December 27, 2011

Apple Spice Cake

Most of the time, cake is just not as tasty as pie. Cake is too cakey. It is often too dry, too sugary, too dense, too buttery, and too-too. Pie, on the other hand, is perfection in my world. It has a perfect balance of crust and filling, flaky and sweet, and it just gets better with age. My ratio of pie to cake baking is probably three to one. It takes a special cake to win my heart over a pie and with this apple cake, I just might have one.

Therefore, I wish to prove that all that cake discrimination is mere stereotype. Enter this exquisitely balanced apple spice cake and caramel sauce. An old family recipe, this cake was adapted and edited by my mom over the many years that she baked this for her family. I remember this cake in both cake pan and Bundt pan form, with and without nuts, with and without caramel. Many apple cakes and many tests on just the right amount of fat, sugar, and spice finally coalesce into the wonderful recipe that I share today.

Use red apples, preferably Gala or Fuji (although I feel that Honeycrisp might be a little amazing). The apples should be diced, rather than sliced, grated, or pureed. Diced apples provide this cake with the most delicious texture. Rather than being soggy or dry, as too many apple cakes achieve, diced apples give off the best balance of tanginess and moisture. I also varied the ratio of oil and butter to sugar, but just a bit. The original, old-fashioned recipe calls for 1 1/2 cup oil, but I skimmed it down to just 1/2 cup butter and 1/3 cup oil. Depending on your cake texture tastes, you may want more butter or more oil. I found that with the sweet caramel of the frosting, a balance of butter and oil gave this cake a just-light texture, rather than being too oily or overwhelming the caramel flavor. Besides, butter in cake is just irreplaceable. 
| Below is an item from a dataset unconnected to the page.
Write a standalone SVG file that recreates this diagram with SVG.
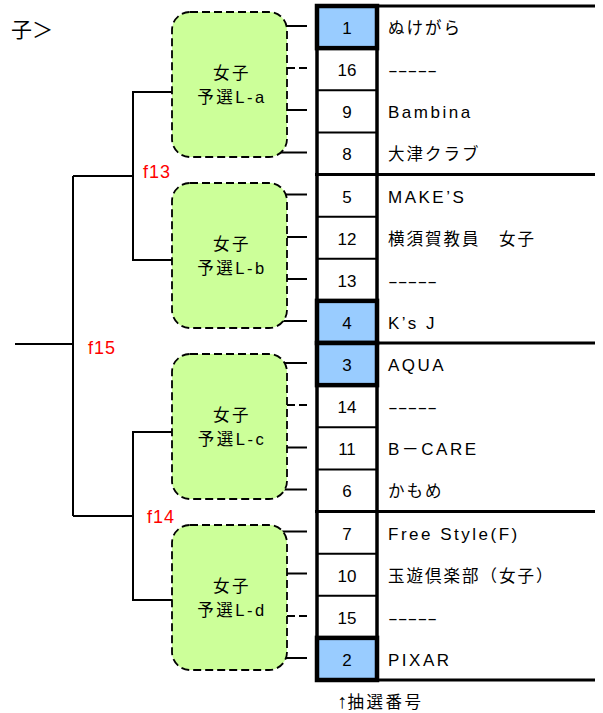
<svg xmlns="http://www.w3.org/2000/svg" width="603" height="713" viewBox="0 0 603 713">
<style>
text{font-family:"Liberation Sans","Noto Sans CJK JP",sans-serif;fill:#000}
.hd{font-size:21px}
.no{font-size:17px;text-anchor:middle}
.nm{font-size:17px;letter-spacing:2.5px}
.nj{font-size:16.5px;letter-spacing:2px}
.ds{font-size:16px}
.bx{font-size:16.5px;letter-spacing:2.5px;text-anchor:middle}
.f{font-size:18px;letter-spacing:1px;fill:#FF0000}
.ft{font-size:16.5px;letter-spacing:2.5px}
.ar{font-size:20px;letter-spacing:0.5px}
.box{fill:#CCFF99;stroke:#000;stroke-width:1.8;stroke-dasharray:8 4}
.ln{fill:none;stroke:#000;stroke-width:2}
.dl{fill:none;stroke:#000;stroke-width:2;stroke-dasharray:8 4}
.thin{stroke:#000;stroke-width:2}
.thick{stroke:#000;stroke-width:3}
.vert{stroke:#000;stroke-width:3.5}
.hl{fill:#99CCFF;stroke:#000;stroke-width:4.5}
</style>

<text class="hd" x="11" y="37">子＞</text>

<g id="connectors">
  <path class="ln" d="M172,92 H133 V260 H172"/>
  <path class="ln" d="M133,176 H73"/>
  <path class="ln" d="M172,432 H133 V600 H172"/>
  <path class="ln" d="M133,516 H73"/>
  <path class="ln" d="M73,176 V516"/>
  <path class="ln" d="M15,344 H73"/>
  <path class="ln" d="M280,26 H307"/>
  <path class="dl" d="M287,68 H307"/>
  <path class="ln" d="M280,110 H307"/>
  <path class="ln" d="M280,152.5 H307"/>
  <path class="ln" d="M280,194.5 H307"/>
  <path class="ln" d="M280,237 H307"/>
  <path class="ln" d="M280,279 H307"/>
  <path class="ln" d="M280,321 H307"/>
  <path class="ln" d="M280,363 H307"/>
  <path class="dl" d="M287,405 H307"/>
  <path class="ln" d="M280,447.5 H307"/>
  <path class="ln" d="M280,489.5 H307"/>
  <path class="ln" d="M280,531.5 H307"/>
  <path class="ln" d="M280,573.5 H307"/>
  <path class="dl" d="M287,616 H307"/>
  <path class="ln" d="M280,658 H307"/>
</g>

<g id="f-labels">
  <text class="f" x="143" y="178">f13</text>
  <text class="f" x="88" y="354">f15</text>
  <text class="f" x="147" y="523">f14</text>
</g>

<g id="group-La">
  <rect class="box" x="172" y="12" width="115" height="145" rx="18" ry="18"/>
  <text class="bx" x="232" y="78.5">女子</text>
  <text class="bx" x="232" y="102.5">予選L-a</text>
</g>
<g id="group-Lb">
  <rect class="box" x="172" y="183" width="115" height="145" rx="18" ry="18"/>
  <text class="bx" x="232" y="249.5">女子</text>
  <text class="bx" x="232" y="273.5">予選L-b</text>
</g>
<g id="group-Lc">
  <rect class="box" x="172" y="354" width="115" height="145" rx="18" ry="18"/>
  <text class="bx" x="232" y="420.5">女子</text>
  <text class="bx" x="232" y="444.5">予選L-c</text>
</g>
<g id="group-Ld">
  <rect class="box" x="172" y="525" width="115" height="145" rx="18" ry="18"/>
  <text class="bx" x="232" y="591.5">女子</text>
  <text class="bx" x="232" y="615.5">予選L-d</text>
</g>

<g id="table">
  <g id="row-lines">
    <line class="thin" x1="317" y1="48.13" x2="377" y2="48.13"/>
    <line class="thin" x1="317" y1="90.25" x2="377" y2="90.25"/>
    <line class="thin" x1="317" y1="132.38" x2="377" y2="132.38"/>
    <line class="thin" x1="317" y1="216.63" x2="377" y2="216.63"/>
    <line class="thin" x1="317" y1="258.75" x2="377" y2="258.75"/>
    <line class="thin" x1="317" y1="300.88" x2="377" y2="300.88"/>
    <line class="thin" x1="317" y1="385.13" x2="377" y2="385.13"/>
    <line class="thin" x1="317" y1="427.25" x2="377" y2="427.25"/>
    <line class="thin" x1="317" y1="469.38" x2="377" y2="469.38"/>
    <line class="thin" x1="317" y1="553.63" x2="377" y2="553.63"/>
    <line class="thin" x1="317" y1="595.75" x2="377" y2="595.75"/>
    <line class="thin" x1="317" y1="637.88" x2="377" y2="637.88"/>
    <line class="thick" x1="315" y1="6" x2="595" y2="6"/>
    <line class="thick" x1="315" y1="174.5" x2="595" y2="174.5"/>
    <line class="thick" x1="315" y1="343" x2="595" y2="343"/>
    <line class="thick" x1="315" y1="511.5" x2="595" y2="511.5"/>
    <line class="thick" x1="315" y1="680" x2="595" y2="680"/>
    <line class="vert" x1="317" y1="6" x2="317" y2="680"/>
    <line class="vert" x1="377" y1="6" x2="377" y2="680"/>
  </g>
  <g id="highlights">
    <rect class="hl" x="317" y="6" width="60" height="42.13"/>
    <rect class="hl" x="317" y="300.88" width="60" height="42.12"/>
    <rect class="hl" x="317" y="343" width="60" height="42.13"/>
    <rect class="hl" x="317" y="637.88" width="60" height="42.12"/>
  </g>
  <g id="entry-1"><text class="no" x="347" y="34.1">1</text><text class="nj" x="388" y="34.1">ぬけがら</text></g>
  <g id="entry-16"><text class="no" x="347" y="76.2">16</text><text class="ds" x="388" y="76.2" textLength="49" lengthAdjust="spacingAndGlyphs">-----</text></g>
  <g id="entry-9"><text class="no" x="347" y="118.3">9</text><text class="nm" x="388" y="118.3">Bambina</text></g>
  <g id="entry-8"><text class="no" x="347" y="160.4">8</text><text class="nj" x="388" y="160.4">大津クラブ</text></g>
  <g id="entry-5"><text class="no" x="347" y="202.6">5</text><text class="nm" x="388" y="202.6">MAKE’S</text></g>
  <g id="entry-12"><text class="no" x="347" y="244.7">12</text><text class="nj" x="388" y="244.7">横須賀教員　女子</text></g>
  <g id="entry-13"><text class="no" x="347" y="286.8">13</text><text class="ds" x="388" y="286.8" textLength="49" lengthAdjust="spacingAndGlyphs">-----</text></g>
  <g id="entry-4"><text class="no" x="347" y="328.9">4</text><text class="nm" x="388" y="328.9">K’s J</text></g>
  <g id="entry-3"><text class="no" x="347" y="371.1">3</text><text class="nm" x="388" y="371.1">AQUA</text></g>
  <g id="entry-14"><text class="no" x="347" y="413.2">14</text><text class="ds" x="388" y="413.2" textLength="49" lengthAdjust="spacingAndGlyphs">-----</text></g>
  <g id="entry-11"><text class="no" x="347" y="455.3">11</text><text class="nm" x="388" y="455.3">B－CARE</text></g>
  <g id="entry-6"><text class="no" x="347" y="497.4">6</text><text class="nj" x="388" y="497.4">かもめ</text></g>
  <g id="entry-7"><text class="no" x="347" y="539.6">7</text><text class="nm" x="388" y="539.6">Free Style(F)</text></g>
  <g id="entry-10"><text class="no" x="347" y="581.7">10</text><text class="nj" x="388" y="581.7">玉遊倶楽部（女子）</text></g>
  <g id="entry-15"><text class="no" x="347" y="623.8">15</text><text class="ds" x="388" y="623.8" textLength="49" lengthAdjust="spacingAndGlyphs">-----</text></g>
  <g id="entry-2"><text class="no" x="347" y="665.9">2</text><text class="nm" x="388" y="665.9">PIXAR</text></g>
</g>

<text class="ft" x="337" y="708"><tspan class="ar">↑</tspan>抽選番号</text>
</svg>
This apple cake might prompt a cake renaissance - a cakeaissance, if you will. Serve it plain, slightly warm, with or without vanilla ice cream. I find that it needs no other gussying up than a plate and a fork. Have it by a warm fire while watching True Grit (a fine Arkansas tradition) and don't be afraid to adapt it to your own tastes. Scale down the spices if you're not a big spice person; I personally find that allspice and cloves added to apples and caramel give this cake the perfect wintery taste. 

Apple Spice Cake

1/2 cup (1 stick) butter, softened
1/3 cup canola oil
2 cups sugar
3 eggs
3 cups flour
1 1/2 teaspoons baking soda
1/2 teaspoon salt
1 heaping teaspoon cinnamon
3/4 teaspoon allspice
3/4 teaspoon ground cloves
3 cups apples, diced into 1/4-inch cubes

Preheat oven to 325 F. In a stand mixer, beat butter, oil, and sugar until well blended. Add eggs, one at a time, and add vanilla. In a separate bowl, whisk together flour, soda, salt, and spices. Gradually add half the flour mixture to butter mixture and mix for about 5 seconds, until flour is blended. Add half of the apples and mix for another 5 seconds. Finish with remaining flour and apples. Do not overmix. 

The batter will be fairly thick - thicker than your average cake batter. Pour into a greased Bundt cake pan and bake for 1 hour. Cool for about 10 minutes in the pan then transfer to wire rack to finish cooling. When cake is still slightly warm, add caramel sauce. 

Caramel Sauce

1 stick butter
2 cups brown sugar
1/2 cup half & half
pinch salt

In a saucepan over medium heat, melt butter, sugar, and half & half. Bring to a boil, stirring constantly, until temperature reaches about 230 on a candy thermometer. Take caramel off heat and let stand to thicken for a few minutes until thick enough to pour over cake. Allow sauce to cool on cake for at least an hour before serving.